Considérant d'une part que l'article litigieux, sous le couvert d'une information, constitue en réalité une publicité destinée à promouvoir le tabac, en présentant le produit comme nouveau, et évoquant l'Amérique des années cinquante, ce qui ne peut qu'inciter à le consommer; Que l'infraction est donc bien constituée abstraction faite du motif surabondant des premiers juges relatif à la Directive n° 84-450 ;

Sur la responsabilité de M. S.

Considérant que c'est à bon droit que le tribunal a décidé que la responsabilité de celui-ci doit être appréciée selon les règles du droit commun s'agissant du délit de publicité illicite en faveur du tabac ;

Considérant que, l'encadré appelé " ours " du journal V mentionne que M. S a la qualité de directeur de publication ; Que le directeur d'une publication doit veiller à ce que celle-ci ne comporte pas d'infraction aux lois ; Que le délit de complicité de publicité illicite est donc bien imputable à M. S., abstraction faite de sa citation en qualité de Président du conseil d'administration, cette erreur n'étant pas de nature à préjudicier aux droits de la défense ; Qu'il convient donc de confirmer le jugement attaqué en sa déclaration de culpabilité ;

Considérant que, le principe de la proportionnalité des peines ne s'oppose pas à ce qu'une même peine, soit prononcée pour des faits différents, dès lors que le juge prononce une peine légalement prévue ;

Considérant que M. S. a été condamné à de nombreuses reprises pour des faits de publicité illicite en faveur du tabac ; Que la commission du délit, sous forme d'information, démontre sa volonté d'éluder des règles particulièrement importantes pour la santé publique ; Que la peine prononcée par les premiers juges est justifiée et doit donc être confirmée ;

Sur l'action civile

Considérant que les premiers juges qui ont relevé que le CNCT association reconnue d'utilité publique, déployait pour la sauvegarde de la santé, des efforts constant en procédant à de nombreuses campagnes d'information tendant à lutter contre les méfaits du tabac a exactement évalué son préjudice à 50 000 F ;

Considérant que la partie civile a du engager des frais irrépétibles et que l'équité commande d'allouer au CNCT la somme de 1500 F sur le fondement de l'article 475-1 du Code de procédure pénale.

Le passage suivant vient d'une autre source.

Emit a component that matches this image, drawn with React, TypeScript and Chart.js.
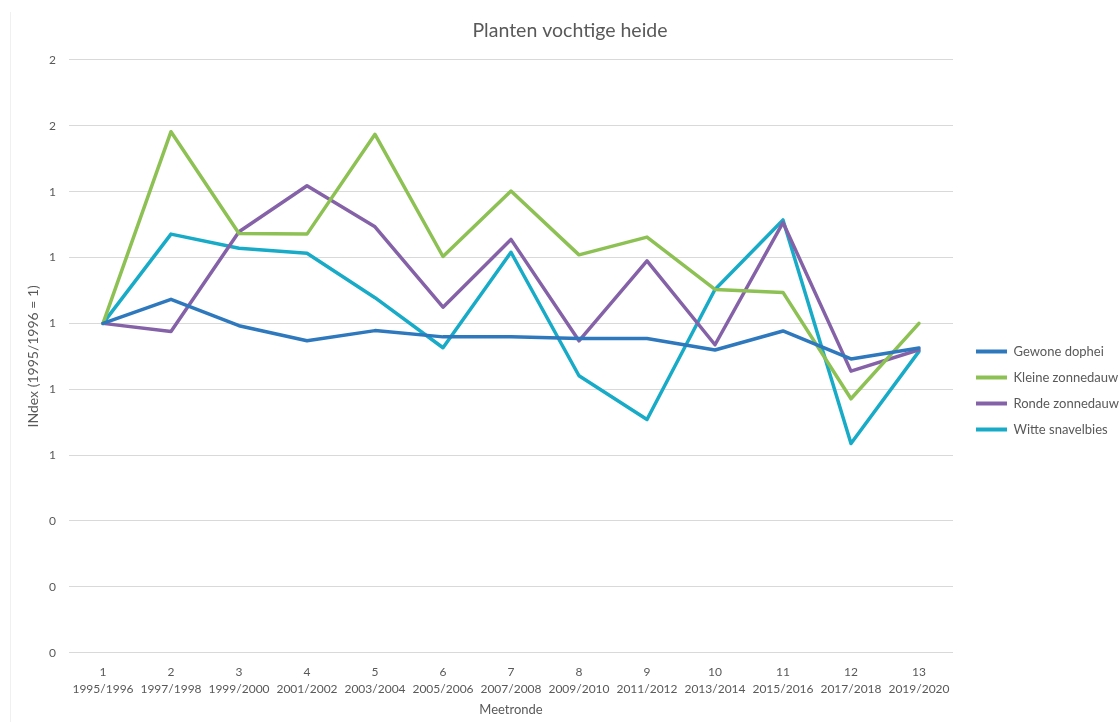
import React, { useEffect, useRef } from "react";
import { Chart, registerables } from "chart.js";

Chart.register(...registerables);

// Meetronde number and the season it covers
const roundNumbers = ["1", "2", "3", "4", "5", "6", "7", "8", "9", "10", "11", "12", "13"];
const roundPeriods = [
  "1995/1996", "1997/1998", "1999/2000", "2001/2002", "2003/2004", "2005/2006", "2007/2008",
  "2009/2010", "2011/2012", "2013/2014", "2015/2016", "2017/2018", "2019/2020",
];

// Index values per species (1995/1996 = 1)
const gewoneDophei = [1.0, 1.073, 0.993, 0.947, 0.978, 0.959, 0.959, 0.954, 0.954, 0.919, 0.977, 0.892, 0.925];
const kleineZonnedauw = [1.0, 1.582, 1.273, 1.271, 1.574, 1.203, 1.402, 1.208, 1.262, 1.103, 1.094, 0.771, 1.0];
const rondeZonnedauw = [1.0, 0.975, 1.278, 1.418, 1.293, 1.049, 1.255, 0.947, 1.19, 0.935, 1.306, 0.855, 0.92];
const witteSnavelbies = [1.0, 1.271, 1.228, 1.213, 1.078, 0.926, 1.216, 0.841, 0.708, 1.103, 1.314, 0.635, 0.915];

const seriesNames = ["Gewone dophei", "Kleine zonnedauw", "Ronde zonnedauw", "Witte snavelbies"];
const seriesColors = ["#2E78BE", "#8DC153", "#8562A8", "#17ABC7"];

// Value axis range
const yMin = 0;
const yMax = 1.8;
const yStep = 0.2;

const TEXT = "#595959";
const GRID = "#D9D9D9";
const FONT = "Lato, 'Open Sans', sans-serif";

export default function App() {
  const canvasRef = useRef<HTMLCanvasElement | null>(null);

  useEffect(() => {
    const canvas = canvasRef.current;
    if (!canvas) return;

    const values = [gewoneDophei, kleineZonnedauw, rondeZonnedauw, witteSnavelbies];
    const chart = new Chart(canvas, {
      type: "line",
      data: {
        labels: roundNumbers.map((n, i) => [n, roundPeriods[i]]),
        datasets: seriesNames.map((name, i) => ({
          label: name,
          data: values[i],
          borderColor: seriesColors[i],
          backgroundColor: seriesColors[i],
          borderWidth: 3.5,
          borderJoinStyle: "round" as const,
          borderCapStyle: "round" as const,
          pointRadius: 0,
          pointHoverRadius: 0,
          tension: 0,
          fill: false,
          yAxisID: "y",
        })),
      },
      options: {
        animation: false,
        responsive: false,
        events: [],
        layout: { padding: { left: 11, right: 10, top: 0, bottom: 0 } },
        font: { family: FONT },
        plugins: {
          tooltip: { enabled: false },
          title: {
            display: true,
            text: "Planten vochtige heide",
            color: TEXT,
            font: { family: FONT, size: 19.5, weight: "normal" },
            padding: { top: 19, bottom: 17.5 },
          },
          legend: {
            position: "right",
            align: "center",
            title: {
              display: true,
              text: "",
              font: { size: 10 },
              padding: { top: 47, bottom: 0 },
            },
            labels: {
              color: TEXT,
              font: { family: FONT, size: 13 },
              boxWidth: 31,
              boxHeight: 4,
              padding: 13,
              generateLabels: (c: Chart) =>
                Chart.defaults.plugins.legend.labels
                  .generateLabels(c)
                  .map((item: any) => ({ ...item, lineWidth: 0, fillStyle: item.strokeStyle })),
            },
          },
        },
        scales: {
          x: {
            type: "category",
            offset: true,
            grid: { display: false, drawTicks: false },
            border: { display: false },
            ticks: {
              color: TEXT,
              font: { family: FONT, size: 12, lineHeight: 17 / 12 },
              padding: 10.5,
              maxRotation: 0,
              autoSkip: false,
            },
            title: {
              display: true,
              text: "Meetronde",
              color: TEXT,
              font: { family: FONT, size: 13 },
              padding: { top: 5, bottom: 4 },
            },
            afterFit: (s: any) => {
              s.height = 69.3;
            },
          },
          y: {
            type: "linear",
            position: "left",
            min: yMin,
            max: yMax,
            grid: { color: GRID, lineWidth: 1, drawTicks: false },
            border: { display: false },
            ticks: {
              stepSize: yStep,
              color: TEXT,
              font: { family: FONT, size: 12 },
              padding: 13,
              callback: (v: any) => String(Math.round(Number(v))),
            },
            title: {
              display: true,
              text: "INdex (1995/1996 = 1)",
              color: TEXT,
              font: { family: FONT, size: 14 },
              padding: { top: 14.5, bottom: 0 },
            },
            afterFit: (s: any) => {
              s.width = 58;
            },
          },
          // spacer between the plot area and the legend
          gap: {
            type: "linear",
            position: "right",
            display: true,
            grid: { display: false, drawTicks: false },
            border: { display: false },
            ticks: { display: false },
            afterFit: (s: any) => {
              s.width = 10;
            },
          },
        },
      },
    } as any);

    return () => chart.destroy();
  }, []);

  return (
    <div
      style={{
        position: "fixed",
        left: 0,
        top: 0,
        width: 1119,
        height: 722,
        overflow: "hidden",
        background: "#ffffff",
      }}
    >
      <canvas
        ref={canvasRef}
        width={1139}
        height={722}
        style={{ position: "absolute", left: 0, top: 0, width: 1139, height: 722 }}
      />
      <div
        style={{
          position: "absolute",
          left: 10,
          top: 12,
          width: 1,
          height: 800,
          background: "#F0F0F0",
          pointerEvents: "none",
        }}
      />
    </div>
  );
}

Par ces motifs : Et ceux non contraires des premiers juges, LA COUR : Statuant publiquement et contradictoirement ; Reçoit les appels du prévenu, de la société V civilement responsable et du Ministère public ; Confirme le jugement attaqué en toutes ses dispositions tant pénales que civiles ; Y ajoutant, condamne François S. à payer à la partie civile la somme de 1 500 F sur le fondement de l'article 475-1 du Code de procédure pénale. La présente décision est assujettie à un droit fixe de procédure d'un montant de 800 F dont est redevable le condamné.